Seine neue Regierung werde eine „Politik der ausgestreckten Hand“ betreiben, verspricht Weil. Man wolle mit allen Akteur*innen – wo immer das möglich sein – gemeinsam Lösungen finden und umsetzen. Es solle nach Möglichkeit keine einseitigen Vorgaben aus Hannover geben. Als Beispiel dafür nennt er die Landwirtschaft, die sich in einer schwierigen Situation befinde und die somit nicht nur Veränderungen sondern auch Hilfe brauche. Der ländliche Raum habe im Flächenland Niedersachsen, dem zweitgrößten der Bundesrepublik, eine besondere Bedeutung, unterstreicht der Regierungschef.
Weil kündigt „Überraschung“ an
Als „Überraschung“ kündigt Weil einen Schwerpunkt der künftigen Landesregierung an: „Vereinfachungen“. Konkret soll es dabei unter anderem um Entbürokratisierungen gehen. Etwa im Verhältnis des Landes zu den Kommunen, die sich mit Recht immer wieder über die bürokratischen Schwierigkeiten bei der Beantragung von Fördermitteln beklagt hätten. Auch in der Pflege wolle man wegkommen von der „Inflation von Dokumentations-Pflichten“, damit die Pflegekräfte wieder mehr Zeit für die tatsächliche Pflege bekämen.

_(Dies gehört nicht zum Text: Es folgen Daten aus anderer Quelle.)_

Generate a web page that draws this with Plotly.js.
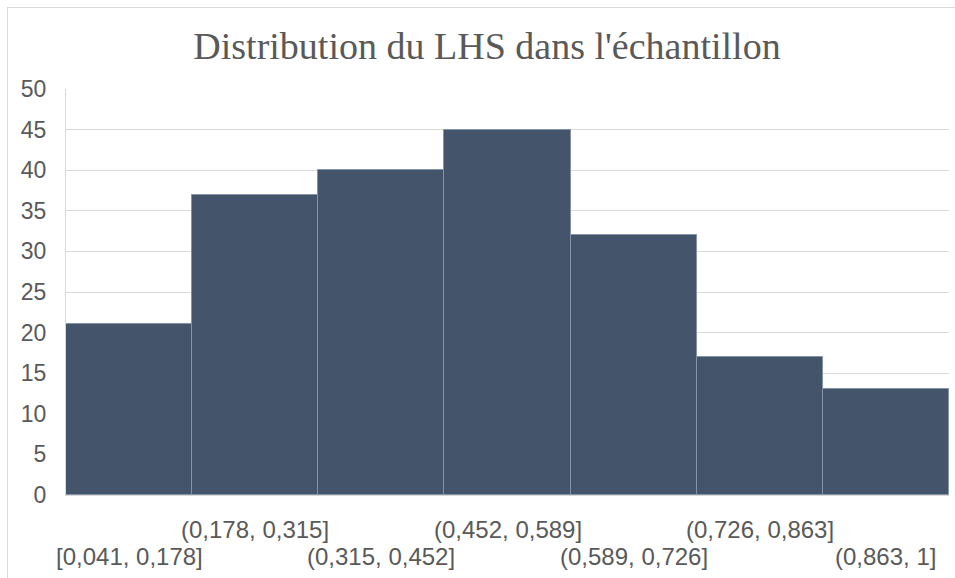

In der Bildungspolitik kündigt der Ministerpräsident an, dass in Niedersachsen alle Lehrer*innen beim Berufseinstieg „gleich bezahlt werden“, unabhängig von der Schulform an der sie unterrichten. Hierin habe es große Einigkeit zwischen SPD und Grünen gegeben.
Grant Hendrik Tonne: neuer SPD-Fraktionschef
Bei Investitionen wolle sich das Land „noch mehr anstrengen als in der Vergangenheit“, hier gebe es große Bedarfe, etwa im Wohnungsbau oder bei der Gebäudesanierung. Niedersachsen wolle hier die bestehenden Möglichkeiten der Schuldenbremse in vollem Umfang nutzen. In der Finanzpolitik des Landes, die künftig von einem grünen Minister verantwortet werden soll, gelte weiterhin Vernunft. Das setze den Wünschen klare Grenzen, betont Weil.
Dann erwartet die Journalist*innen in Hannover eine weitere Überraschung: Der Sozialdemokrat Grant Hendrik Tonne gibt auf der Pressekonferenz seinen Rücktritt als Kultusminister bekannt. Und warum er dabei so gut gelaunt ist, verrät er gleich hinterher. Denn die SPD-Fraktion hat ihn soeben zu ihrem neuen Vorsitzenden gewählt – einstimmig. Und noch mehr gute Nachrichten hat Tonne: Der Landesvorstand der niedersächsischen SPD habe dem Koalitionsvertrag und den SPD-Minister*innen ebenfalls einstimmig zugestimmt. Wenn in den nächsten Tagen weiterhin alles so glatt läuft, dann steht am Dienstag die neue Landesregierung unter dem wiedergewählten Ministerpräsidenten Stephan Weil.